I can think of many other examples, but you get the idea. The future comes toward us, it seems, showering blessings our response to which makes us into the particular people we were meant to be. Nonlinear dynamic systems, or chaos theory, describes this evolution as a series of attractors which we synthesize into our lives, or not. I am no mathematician or scientist, but I am responsive to thinkers, such as Daniel Schmachtenberger here, who include in their understanding and language this new way of looking at the world. Chiefly it addresses change, and how self-organizing systems continue to evolve, making new kinds of order. It isn’t that we can get to the bottom of it. It remains a mystery, but it does sweep aside static and deterministic views, while reassuring us that the values and constants of earthly life continue.


Frederic Turner, in The Culture of Hope [1995], describes the soul in this new understanding: “The soul, not the old a priori essence, but no less real for being the emergent attractor of a synthesizing process, will step out from behind the self as the true centre of human health.”


It is certainly time to look back at the emergent attractors, the people and ideas which have shaped the arc of my life, and are still shaping it. This includes places, such as the city in which I now live.


At a recent book group discussion, with most of the participants long-time residents of Los Angeles, one said he had heard it described as a “city on the edge of history.” LA doesn’t hand itself to you as some places do. It hasn’t figured itself out yet. Openness and change are part of its character. When out in LA you are always scanning the horizon, looking for trouble, yes, but also the unusual. It is what elicits the profoundly ironic, but also sincere reaction shown in Randy Newman’s song “We love LA.” LA doesn’t care what you think of it. It is open, unpretentious. It just doesn’t have anything to prove.

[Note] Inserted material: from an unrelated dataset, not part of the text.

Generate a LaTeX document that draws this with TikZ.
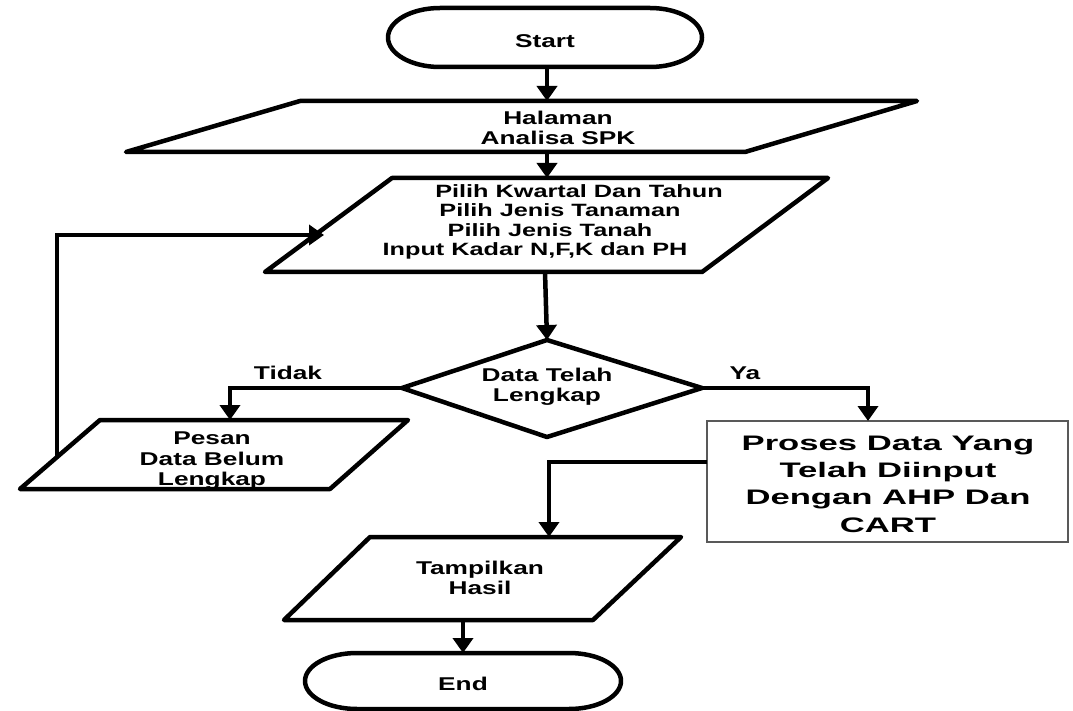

No amount of guessing by my very young self could have predicted I would find myself here, at the edge of the Pacific, happily married, accomplished (at least in my own terms), and intellectually free. My inner self has come to terms with my external self. As a writer, I am incorrigible, I can’t help it! But I try to use my work to point to the ways people can open themselves to the world, to unfold their petals, their leaves, in the most natural way. Which is my wish for you, dear Reader.